Część 1 może wydawać się najmniej interesująca, bowiem są tu głównie utwory noszące pierwsze ślady przyszłego nowego gatunku, dopiero potem omawiana jest pierwsza powieść fantastyczna, potem kolejne jaskółki, a kończy się to na Wells'ie, który "wyniósł science fiction na takie wyżyny, których nigdy jeszcze przedtem nie osiągnęła, a później - bardzo rzadko" (s. 374). Nawet z tą pierwszą powieścią wiąże się spór wśród teoretyków literatury. Jedna szkoła uznaje za taką Frankensteina Marry Shelley, druga podaje Verne jako pierwszego autora s-f. Jakby nie było Frankenstein nosi już wyraźne cechy zaliczające go to tego gatunku, przede wszystkim jest jednak słynną powieścią gotycką. Z kolei Verne nie tylko zdobył majątek i sławę pisząc powieści fantastyczne, ale co ważniejsze "to, o czym pisał oraz sposób, w jaki pisał; to wszystko było konieczne do ewolucji i powszechnej akceptacji nowej literatury poświęconej nauce i technice" (s. 257).
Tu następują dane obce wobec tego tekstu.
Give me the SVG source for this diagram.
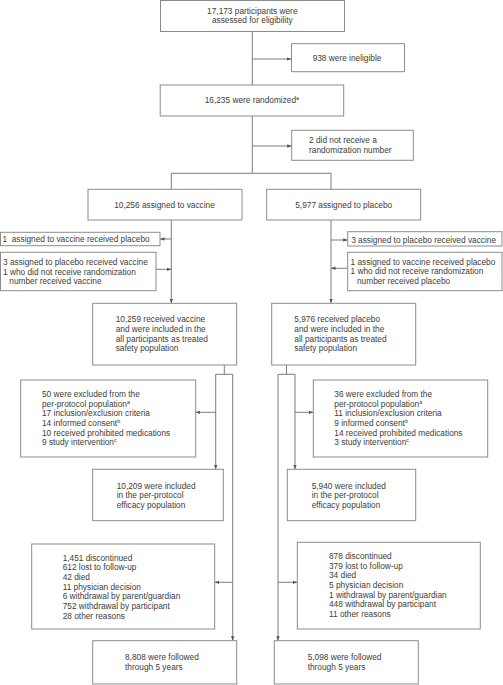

Wells natomiast jest już niekwestionowanym ojcem współczesnej fantastyki naukowej.

Droga do... liczy 400 stron, nie jest to jednak długi wykład Gunna na temat historii tego gatunku. robi to w atrakcyjnej formie. Najpierw jest krótki wstęp, potem zaczynają się rozdziały, z których każdy poświęcony jest kolejnemu autorowi. Najpierw Gunn opisuje tło historyczne, zwraca uwagę na pierwsze ślady fantastyki w kolejnych utworach, objaśnia czyjś styl, jak dany pisarz przyczynił się do powstania science fiction lub jego rozwoju. Co mi się szczególnie podobało, to wyraźne zaznaczanie kto wzorował się na kim, czerpał inspiracje (X mógł napisać B, ponieważ ktoś wcześniej napisał A itd.). Głównie więc ten tytuł to zbiór opowiadań lub fragmentów powieści, które Gunn uznał za wyjątkowo interesujące lub/i ważne. Nie wszystkie mnie zainteresowały, choćby Prawdziwa historia Lukana, którą czyta się jak po grudzie czy Państwa i cesarstwa Księżyca de Bergerac'a - zestarzałe i nużące. Część już znałam w całości (Utopia i Miasto słońca), inne dopiero przeczytam, bałam się więc czytać ich fragmenty, żeby nie zepsuć sobie zabawy (Frankenstein i 20 000 mil podmorskiej żeglugi). Było jednak kilka nowych dla mnie opowiadań, które szczególnie chciałabym polecić: Fitz-James O'Brien Diamentowa soczewka (1858, otworzył dla s-f nowe rejony - tym razem te mikro), Ambrose Bierce Draństwo (1898, udanie pociągnął motyw niewidzialności, który pojawił się wcześniej o O'Brien'a i de Maupassant'a) oraz Gwiazda Wellsa (1897, dowód, że nikt tak przed nim nie pisał). Ewidentnie są to już nowsze rzeczy, bliższe temu, co nazywamy obecnie fantastyką ,dlatego chciałabym móc już zagłębić się w części 2-4, licząc też, że są podobne pozycje dotyczące współczesnych czasów. Są też w tym zbiorze nazwiska zaskakujące: vide Hawthorne i jego Córka Rapacciniego :]

Książkę już skończyłam, jednak nadal nad nią siedzę i studiuje kanon sf wg Gunna, przeżywając na przemian rozkosz niecierpliwości i czarną rozpacz, ponieważ sporo z podanych przez niego tytułów (dodajmy- arcyciekawych) nie wydano w Polsce. Czy będę w stanie czytać po angielsku książki z tego gatunku? Na ostatnich kartach można też znaleźć listę dzieł o tej literaturze, wszystkie one jednak są niedostępne w Polsce.